The mix I use is 20ml Nitric Acid (I think its about 68% conc), 13ml hydrochloric acid (30% conc) and then keep adding iron filing until the solution stops reacting then add the ACID TO THE WATER (160mls of water). Makes about 200mls, store it and protect from light. Hazardous note: Adding the iron to the acid produces a bubbling reaction, heat, and puts off brown nitrogen dioxide gas which is not good for you. Best done in a fume hood, but I guess you could just try running away.

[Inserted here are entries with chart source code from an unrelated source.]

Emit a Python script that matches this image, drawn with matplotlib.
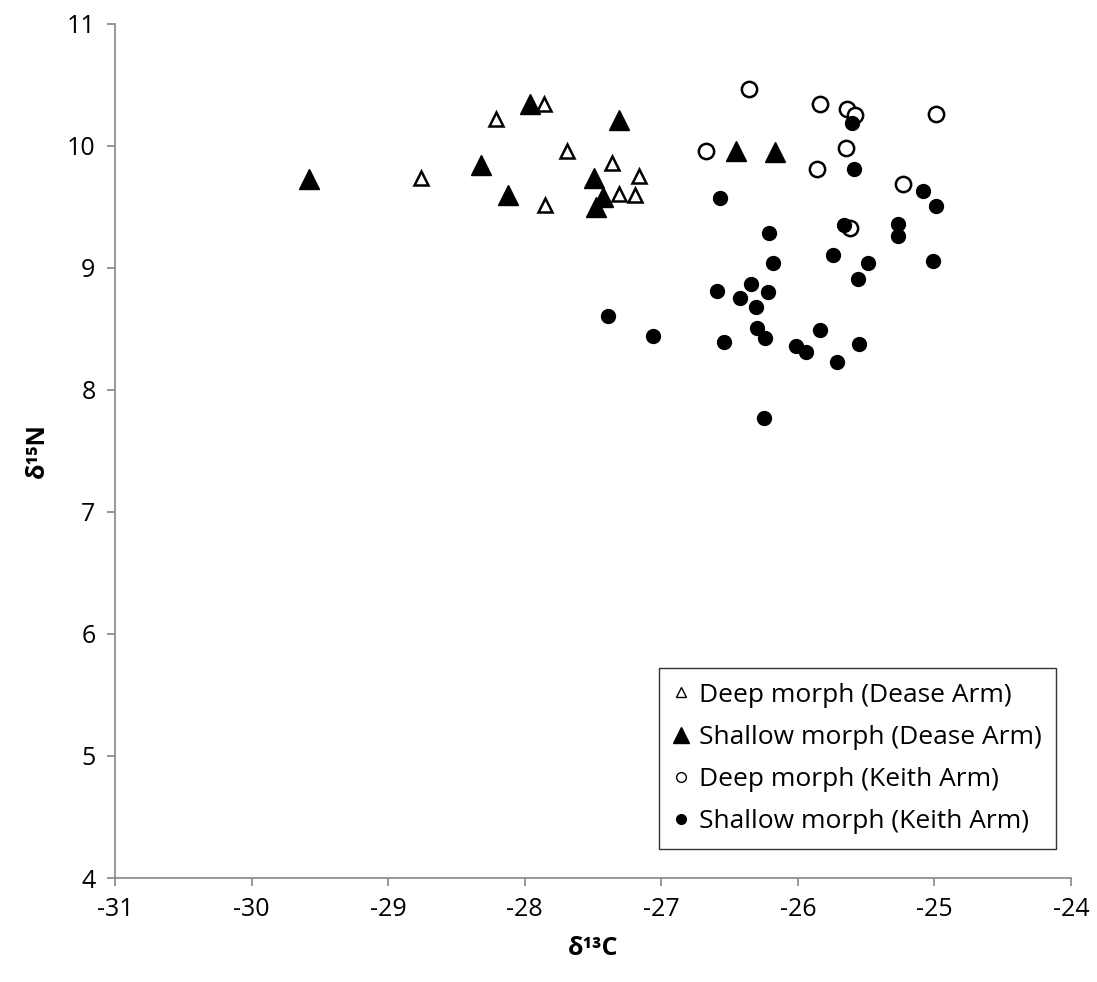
import matplotlib.pyplot as plt
from matplotlib.lines import Line2D

plt.rcParams['font.family'] = ['Open Sans', 'DejaVu Sans']
plt.rcParams['axes.unicode_minus'] = False

# Deep morph (Dease Arm) - open triangles
deep_dease_x = [-28.21, -27.86, -28.76, -27.69, -27.36, -27.16, -27.31, -27.19, -27.85]
deep_dease_y = [10.22, 10.34, 9.74, 9.96, 9.86, 9.75, 9.61, 9.60, 9.52]

# Shallow morph (Dease Arm) - filled triangles
shallow_dease_x = [-29.58, -27.96, -27.31, -28.32, -28.12, -27.49, -27.43, -27.48, -26.45, -26.17]
shallow_dease_y = [9.73, 10.34, 10.21, 9.84, 9.60, 9.74, 9.58, 9.50, 9.96, 9.95]

# Deep morph (Keith Arm) - open circles
deep_keith_x = [-26.36, -25.84, -25.64, -25.58, -24.99, -26.67, -25.65, -25.86, -25.23, -25.62]
deep_keith_y = [10.47, 10.34, 10.30, 10.25, 10.26, 9.96, 9.98, 9.81, 9.69, 9.33]

# Shallow morph (Keith Arm) - filled circles
shallow_keith_x = [-25.60, -25.59, -25.08, -24.99, -26.57, -25.66, -25.27, -25.27, -26.21, -26.18,
                   -25.74, -25.49, -25.01, -25.56, -26.34, -26.59, -26.42, -26.22, -26.31, -27.39,
                   -27.06, -26.54, -26.30, -26.24, -26.01, -25.94, -25.84, -25.55, -25.71, -26.25]
shallow_keith_y = [10.19, 9.81, 9.63, 9.51, 9.57, 9.35, 9.36, 9.26, 9.29, 9.04,
                   9.11, 9.04, 9.06, 8.91, 8.87, 8.81, 8.75, 8.80, 8.68, 8.61,
                   8.44, 8.39, 8.51, 8.43, 8.36, 8.31, 8.49, 8.38, 8.23, 7.77]

labels = ['Deep morph (Dease Arm)', 'Shallow morph (Dease Arm)',
          'Deep morph (Keith Arm)', 'Shallow morph (Keith Arm)']

fig = plt.figure(figsize=(10.97, 9.82), dpi=100)
ax = fig.add_axes([0.1048, 0.1059, 0.8715, 0.8697])

ax.plot(deep_dease_x, deep_dease_y, '^', ms=10, mfc='white', mec='black', mew=1.8, ls='none')
ax.plot(shallow_dease_x, shallow_dease_y, '^', ms=14, color='black', ls='none')
ax.plot(deep_keith_x, deep_keith_y, 'o', ms=11, mfc='white', mec='black', mew=1.8, ls='none')
ax.plot(shallow_keith_x, shallow_keith_y, 'o', ms=10, color='black', ls='none')

ax.set_xlim(-31, -24)
ax.set_ylim(4, 11)
ax.set_xticks(range(-31, -23))
ax.set_yticks(range(4, 12))

for s in ['top', 'right']:
    ax.spines[s].set_visible(False)
for s in ['left', 'bottom']:
    ax.spines[s].set_color('#868686')
    ax.spines[s].set_linewidth(1.2)
ax.tick_params(direction='out', length=6, width=1.2, color='#868686', labelsize=18, pad=8)

ax.set_xlabel('δ¹³C', fontsize=18, fontweight='bold', labelpad=10)
ax.set_ylabel('δ¹⁵N', fontsize=18, fontweight='bold', labelpad=12)

handles = [
    Line2D([], [], marker='^', ls='none', ms=7, mfc='white', mec='black', mew=1.0),
    Line2D([], [], marker='^', ls='none', ms=12, color='black'),
    Line2D([], [], marker='o', ls='none', ms=7, mfc='white', mec='black', mew=1.0),
    Line2D([], [], marker='o', ls='none', ms=7, color='black'),
]
leg = ax.legend(handles, labels, loc='lower right', bbox_to_anchor=(0.998, 0.019),
                fontsize=19, frameon=True, fancybox=False, edgecolor='black',
                handlelength=0.6, handletextpad=0.35, labelspacing=0.65, borderpad=0.55)
leg.get_frame().set_linewidth(1.0)

fig.savefig('out.png', dpi=100)
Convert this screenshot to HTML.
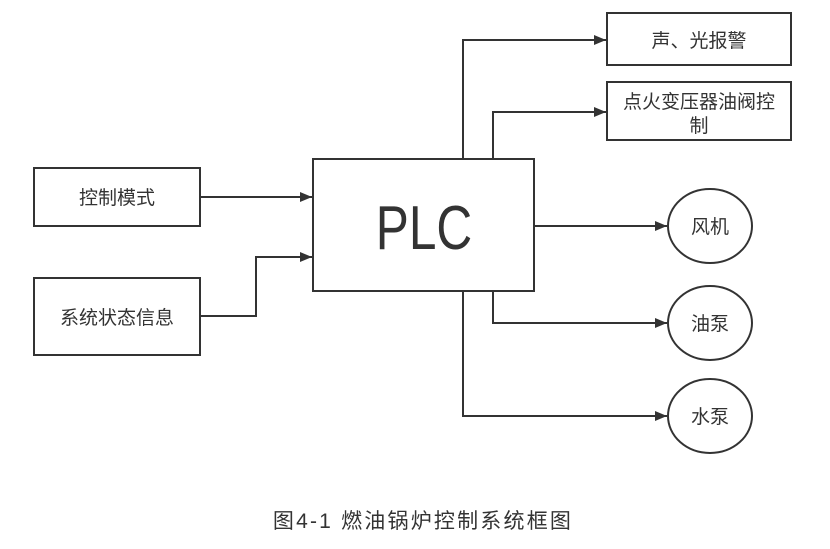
<!DOCTYPE html>
<html><head><meta charset="utf-8"><style>
body{margin:0;background:#fff;}
svg text{font-family:"Liberation Sans","Noto Sans CJK SC",sans-serif;fill:#333;}
</style></head><body>
<svg width="830" height="544" viewBox="0 0 830 544" xmlns="http://www.w3.org/2000/svg">
<defs><marker id="a" markerWidth="12" markerHeight="10" refX="12" refY="5" orient="auto" markerUnits="userSpaceOnUse"><path d="M0,0 L12,5 L0,10 Z" fill="#333"/></marker></defs>
<g fill="none" stroke="#333" stroke-width="2">
<rect x="34" y="168" width="166" height="58"/>
<rect x="34" y="278" width="166" height="77"/>
<rect x="313" y="159" width="221" height="132"/>
<rect x="607" y="13" width="184" height="52"/>
<rect x="607" y="82" width="184" height="58"/>
<ellipse cx="710" cy="226" rx="42" ry="37"/>
<ellipse cx="710" cy="323" rx="42" ry="37"/>
<ellipse cx="710" cy="416" rx="42" ry="37"/>
<path d="M200,197 H312" marker-end="url(#a)"/>
<path d="M200,316 H256 V257 H312" marker-end="url(#a)"/>
<path d="M463,159 V40 H606" marker-end="url(#a)"/>
<path d="M493,159 V112 H606" marker-end="url(#a)"/>
<path d="M534,226 H667" marker-end="url(#a)"/>
<path d="M493,291 V323 H667" marker-end="url(#a)"/>
<path d="M463,291 V416 H667" marker-end="url(#a)"/>
</g>
<g font-size="19" text-anchor="middle">
<text x="117" y="204">控制模式</text>
<text x="117" y="324">系统状态信息</text>
<text x="699" y="47">声、光报警</text>
<text x="699" y="108">点火变压器油阀控</text>
<text x="699" y="132">制</text>
<text x="710" y="233">风机</text>
<text x="710" y="330">油泵</text>
<text x="710" y="423">水泵</text>
</g>
<text x="424" y="249" font-size="62" text-anchor="middle" transform="translate(424,0) scale(0.8,1) translate(-424,0)">PLC</text>
<text x="423" y="528" font-size="21" letter-spacing="2.2" text-anchor="middle">图4-1  燃油锅炉控制系统框图</text>
</svg>
</body></html>
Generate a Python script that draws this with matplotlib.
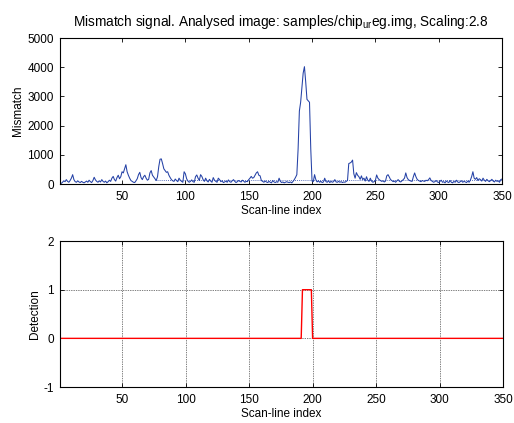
import matplotlib
matplotlib.use("Agg")
import matplotlib.pyplot as plt

plt.rcParams["font.family"] = ["Liberation Sans", "DejaVu Sans"]
plt.rcParams["mathtext.fontset"] = "custom"
plt.rcParams["mathtext.rm"] = "Liberation Sans"
plt.rcParams["mathtext.it"] = "Liberation Sans"
plt.rcParams["axes.unicode_minus"] = False

LINE_BLUE = "#2441a6"
LINE_RED = "#ff0000"

# mismatch value per scan line (index 1..350)
mismatch = [
    40, 20, 60, 110, 80, 150, 90, 60, 120, 200,
    320, 150, 80, 60, 110, 70, 50, 90, 60, 40,
    70, 100, 60, 130, 80, 50, 120, 230, 140, 90,
    60, 110, 70, 150, 90, 60, 100, 40, 80, 130,
    90, 200, 260, 150, 100, 220, 300, 180, 250, 420,
    380, 520, 660, 420, 300, 200, 120, 90, 60, 50,
    110, 180, 320, 400, 220, 150, 250, 300, 200, 130,
    160, 380, 460, 300, 240, 180, 120, 250, 600, 850,
    860, 700, 520, 460, 400, 420, 300, 220, 150, 110,
    90, 170, 120, 80, 200, 130, 90, 60, 420, 350,
    180, 100, 60, 90, 140, 80, 60, 250, 310, 200,
    120, 320, 260, 150, 90, 200, 110, 70, 160, 100,
    60, 220, 130, 90, 60, 200, 150, 80, 110, 50,
    70, 100, 60, 140, 80, 60, 110, 150, 90, 50,
    80, 120, 90, 70, 130, 100, 60, 90, 80, 150,
    200, 260, 200, 220, 300, 380, 420, 300, 280, 120,
    90, 60, 100, 70, 50, 90, 60, 40, 120, 70,
    50, 80, 60, 200, 90, 50, 70, 40, 60, 80,
    60, 50, 70, 40, 90, 150, 230, 320, 1200, 2500,
    2800, 3300, 3800, 4020, 3500, 2900, 2850, 2800, 1200, 100,
    80, 320, 150, 70, 110, 60, 90, 50, 70, 200,
    80, 60, 110, 50, 90, 60, 80, 150, 70, 60,
    90, 60, 80, 50, 70, 60, 90, 120, 700, 720,
    750, 820, 350, 200, 390, 300, 250, 160, 280, 150,
    200, 100, 250, 130, 90, 200, 100, 60, 80, 120,
    310, 200, 150, 120, 90, 110, 70, 100, 280, 320,
    240, 150, 120, 80, 100, 60, 110, 150, 90, 70,
    110, 150, 200, 380, 220, 150, 120, 100, 90, 250,
    380, 250, 160, 120, 100, 80, 120, 100, 90, 130,
    110, 150, 210, 120, 90, 60, 80, 120, 70, 50,
    90, 130, 60, 80, 40, 100, 70, 50, 120, 60,
    40, 90, 60, 130, 70, 50, 80, 110, 60, 90,
    70, 50, 100, 60, 130, 250, 420, 200, 160, 220,
    120, 180, 150, 100, 200, 130, 90, 160, 110, 80,
    120, 160, 100, 70, 130, 90, 110, 60, 150, 170,
]
scan_idx = list(range(1, len(mismatch) + 1))

# binary detection output
detection = [0] * 191 + [1] * 8 + [0] * 151

# dotted threshold level, drawn from scan line 76 on
threshold_start = 76
threshold_level = 150

x_ticks = [50, 100, 150, 200, 250, 300, 350]
mismatch_ticks = [0, 1000, 2000, 3000, 4000, 5000]
detection_ticks = [-1, 0, 1, 2]

fig = plt.figure(figsize=(5.14, 4.23), dpi=100)
ax_top = fig.add_axes([0.1167, 0.565, 0.860, 0.345])
ax_bot = fig.add_axes([0.1167, 0.0851, 0.862, 0.345])

for ax in (ax_top, ax_bot):
    ax.tick_params(direction="in", top=True, right=True, labelsize=8.5,
                   length=3, width=0.6)
    ax.tick_params(axis="y", pad=4.5)
    ax.tick_params(axis="x", pad=5)
    for sp in ax.spines.values():
        sp.set_linewidth(0.8)
    ax.set_xlim(1, 350)
    ax.set_xticks(x_ticks)
    ax.set_xlabel("Scan-line index", fontsize=8.5, labelpad=1.5)

# top: mismatch signal
ax_top.plot(scan_idx, mismatch, color=LINE_BLUE, lw=0.75)
ax_top.hlines(threshold_level, threshold_start, scan_idx[-1],
              colors=LINE_BLUE, linestyles=(0, (1, 1.5)), lw=0.6)
ax_top.set_ylim(0, 5000)
ax_top.set_yticks(mismatch_ticks)
ax_top.set_ylabel("Mismatch", fontsize=8.5, labelpad=2)
ax_top.set_title("Mismatch signal. Analysed image: samples/chip$_{\\mathrm{ur}}$eg.img, Scaling:2.8",
                 fontsize=9.8, pad=9)

# bottom: detection
ax_bot.plot(scan_idx, detection, color=LINE_RED, lw=1.0)
ax_bot.set_ylim(-1, 2)
ax_bot.set_yticks(detection_ticks)
ax_bot.set_ylabel("Detection", fontsize=8.5, labelpad=1.5)
ax_bot.grid(True, color="black", linestyle=(0, (1, 1.5)), lw=0.5)
ax_bot.set_axisbelow(True)

fig.savefig("out.png", dpi=100, facecolor="white")
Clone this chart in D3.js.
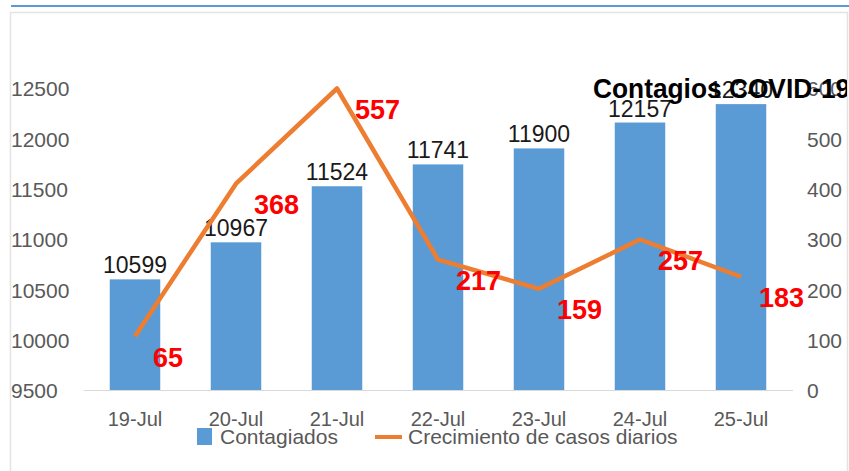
<!DOCTYPE html>
<html>
<head>
<meta charset="utf-8">
<script src="https://cdn.jsdelivr.net/npm/d3@7"></script>
<style>
  body { margin: 0; background: #fff; }
  svg { display: block; }
</style>
</head>
<body>
<div id="chart"></div>
<script>
var fechas = ["19-Jul", "20-Jul", "21-Jul", "22-Jul", "23-Jul", "24-Jul", "25-Jul"];
var contagiados = [10599, 10967, 11524, 11741, 11900, 12157, 12340];
var casosDiarios = [65, 368, 557, 217, 159, 257, 183];
var ticksIzq = [9500, 10000, 10500, 11000, 11500, 12000, 12500];
var ticksDer = [0, 100, 200, 300, 400, 500, 600];

var width = 849,
    height = 471;

var sans = "'Liberation Sans', Arial, sans-serif";

var svg = d3.select("#chart")
  .append("svg")
  .attr("width", width)
  .attr("height", height);

svg.append("rect").attr("width", width).attr("height", height).attr("fill", "#fff");

svg.append("clipPath").attr("id", "marco")
  .append("rect").attr("x", 11).attr("y", 13).attr("width", 836).attr("height", 460);

// linea azul superior y marco del grafico
svg.append("rect").attr("x", 11).attr("y", 5).attr("width", width - 11).attr("height", 2).attr("fill", "#5b9bd5");
svg.append("rect")
  .attr("x", 10.5).attr("y", 12.5)
  .attr("width", 837).attr("height", 470)
  .attr("fill", "none").attr("stroke", "#e3e3e3").attr("stroke-width", 1.5);

var g = svg.append("g").attr("clip-path", "url(#marco)");

var x = d3.scaleBand()
  .domain(fechas)
  .range([84.5, 791.5])
  .paddingInner(0.5)
  .paddingOuter(0.25);

var y = d3.scaleLinear().domain([9500, 12500]).range([390, 88]);
var y2 = d3.scaleLinear().domain([0, 600]).range([390, 88]);
// la serie de la linea esta desplazada respecto al eje derecho en el original
var yLinea = d3.scaleLinear().domain([-42, 558]).range([390, 88]);

// ejes (solo texto)
g.append("g").selectAll("text")
  .data(ticksIzq).enter().append("text")
  .attr("x", 11)
  .attr("y", function(d) { return y(d) + 1; })
  .attr("dy", "0.35em")
  .style("font", "21px " + sans)
  .attr("fill", "#595959")
  .text(function(d) { return d; });

g.append("g").selectAll("text")
  .data(ticksDer).enter().append("text")
  .attr("x", 807)
  .attr("y", function(d) { return y2(d) + 1; })
  .attr("dy", "0.35em")
  .style("font", "21px " + sans)
  .attr("fill", "#595959")
  .text(function(d) { return d; });

// barras
g.selectAll(".barra")
  .data(contagiados).enter().append("rect")
  .attr("class", "barra")
  .attr("x", function(d, i) { return x(fechas[i]); })
  .attr("y", function(d) { return y(d); })
  .attr("width", x.bandwidth())
  .attr("height", function(d) { return y(9500) - y(d); })
  .attr("fill", "#5b9bd5");

g.append("line")
  .attr("x1", 84).attr("x2", 793)
  .attr("y1", 390.5).attr("y2", 390.5)
  .attr("stroke", "#d9d9d9").attr("stroke-width", 1.2);

g.append("g").selectAll("text")
  .data(fechas).enter().append("text")
  .attr("x", function(d) { return x(d) + x.bandwidth() / 2; })
  .attr("y", 419)
  .attr("dy", "0.35em")
  .attr("text-anchor", "middle")
  .style("font", "20px " + sans)
  .attr("fill", "#595959")
  .text(function(d) { return d; });

// etiquetas de barras
g.append("g").selectAll("text")
  .data(contagiados).enter().append("text")
  .attr("x", function(d, i) { return x(fechas[i]) + x.bandwidth() / 2; })
  .attr("y", function(d) { return y(d) - 6; })
  .attr("text-anchor", "middle")
  .style("font", "23px " + sans)
  .attr("fill", "#1a1a1a")
  .text(function(d) { return d; });

// linea de crecimiento
var linea = d3.line()
  .x(function(d, i) { return x(fechas[i]) + x.bandwidth() / 2; })
  .y(function(d) { return yLinea(d); });

g.append("path")
  .datum(casosDiarios)
  .attr("d", linea)
  .attr("fill", "none")
  .attr("stroke", "#ed7d31")
  .attr("stroke-width", 4.5)
  .attr("stroke-linejoin", "round");

g.append("g").selectAll("text")
  .data(casosDiarios).enter().append("text")
  .attr("x", function(d, i) { return x(fechas[i]) + x.bandwidth() / 2 + 18; })
  .attr("y", function(d) { return yLinea(d) + 21; })
  .attr("dy", "0.35em")
  .style("font", "bold 27px " + sans)
  .attr("fill", "#ff0000")
  .text(function(d) { return d; });

// titulo (recortado por el borde derecho como en el original)
g.append("text")
  .attr("transform", "translate(593,98) scale(0.94,1)")
  .style("font", "bold 28px " + sans)
  .attr("fill", "#000")
  .text("Contagios COVID-19");

// leyenda
var leyenda = g.append("g");
leyenda.append("rect")
  .attr("x", 197).attr("y", 428).attr("width", 15).attr("height", 17)
  .attr("fill", "#5b9bd5");
leyenda.append("text")
  .attr("x", 220).attr("y", 437).attr("dy", "0.35em")
  .style("font", "21px " + sans).attr("fill", "#595959")
  .text("Contagiados");
leyenda.append("line")
  .attr("x1", 375).attr("x2", 402).attr("y1", 437).attr("y2", 437)
  .attr("stroke", "#ed7d31").attr("stroke-width", 4);
leyenda.append("text")
  .attr("x", 408).attr("y", 437).attr("dy", "0.35em")
  .style("font", "21px " + sans).attr("fill", "#595959")
  .text("Crecimiento de casos diarios");
</script>
</body>
</html>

Polish your parts (no need to go above 320grit really). Then degrease well, and from this point on handle only with gloves:
Wipe on a very thin layer of the acid mix, just enough to wet the part. Put them in a humid environment and let them rust (usually overnight):
Dont let them rust too long or the parts will pit. Just enough to get a brown dust on them. The above pics are probably a bit too far, but I repolished and started again on one of them. The other part was saved. Boil in distilled or deionised water (can get 2 litres from the supermarket in the ironing section for about a $1.50) until the part turns black. I reuse the water a few times, so for small parts I only need maybe 4L total for the whole job. You just need enough to cover the parts while boiling.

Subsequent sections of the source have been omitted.